- Developer: Namco
- Publisher: Namco
- Series: Counter-Strike
- Engine: GoldSrc
- Platforms: Arcade, Namco System N2
- Release: 11 June, 2003
- Genre: Tactical arcade first-person shooter
- Modes: Single-player, Multi-player

= Counter-Strike Neo =

2003 tactical first-person shooter arcade game

Counter-Strike: Neo (Japanese: カウンターストライク ネオ) is a 2003 tactical first-person shooter arcade game developed and published by Namco. Released exclusively in Japan for Linux-based arcade hardware, it is an arcade adaptation of the 2000 multiplayer game Counter-Strike, itself a modification of Half-Life.

== Gameplay ==
Counter-Strike Neo retains the team-based tactical gameplay of Counter-Strike, while adapting the game for Japanese arcade audiences. The game features simplified controls and settings compared to the PC version.

The game featured two matchmaking systems: Mercenary Mode and Squad Mode. Mercenary Mode provided a more casual matchmaking experience with bots and automatically assigned servers based on the player's experience, and ELO level. Squad Mode offered a more competitive alternative, featuring 5v5 matchmaking catered more towards clan gameplay.

In addition to the multiplayer matches, the game included single-player missions and mini-games that rewarded players with unique rewards.

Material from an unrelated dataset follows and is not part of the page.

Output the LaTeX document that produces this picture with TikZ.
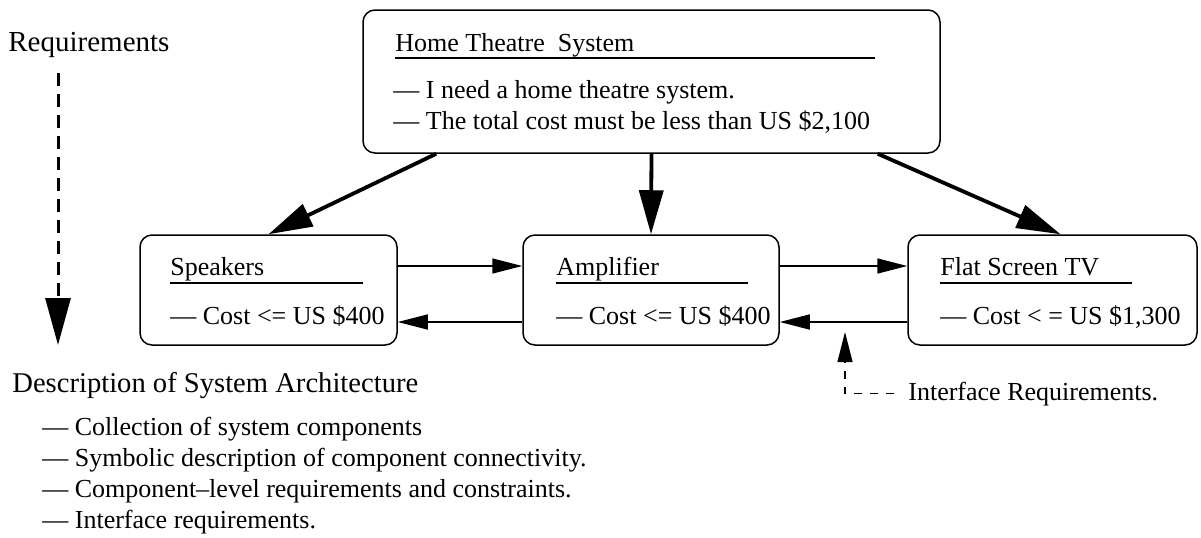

== Development and release ==
Namco developed Counter-Strike Neo as part of an effort to expand online arcade gaming in Japan during the early 2000s, inspired by the success of competitive gaming in the United States. The game reworked elements of the original Counter-Strike, replacing the terrorist and counter-terrorist factions with fictional futuristic organisations.

Beta-testing for the game began in May 2003 at LED ZONE in Kamata, Tokyo.

In 2005, Namco released a major update to the game, commonly referred to as "Counter-Strike Neo Ver.2". The update marked the end of the game's open testing period and expanded distribution to additional arcades across Japan. Around the same time, Namco released Counter-Strike Neo: White Memories, a promotional visual novel based on the game.

Online services for Counter-Strike Neo were discontinued on February 1, 2010, leaving local area network multiplayer as the primary remaining method of multiplayer play in arcades.

== Plot ==
Set in a futuristic cyberpunk-inspired world, a megacorporation known as NEO has risen to power through advancements in nanotechnology and seeks global dominance. In response, the United Nations forms the Cosmopolitan Special Forces (CSF), an international task force created to oppose NEO and restore global stability.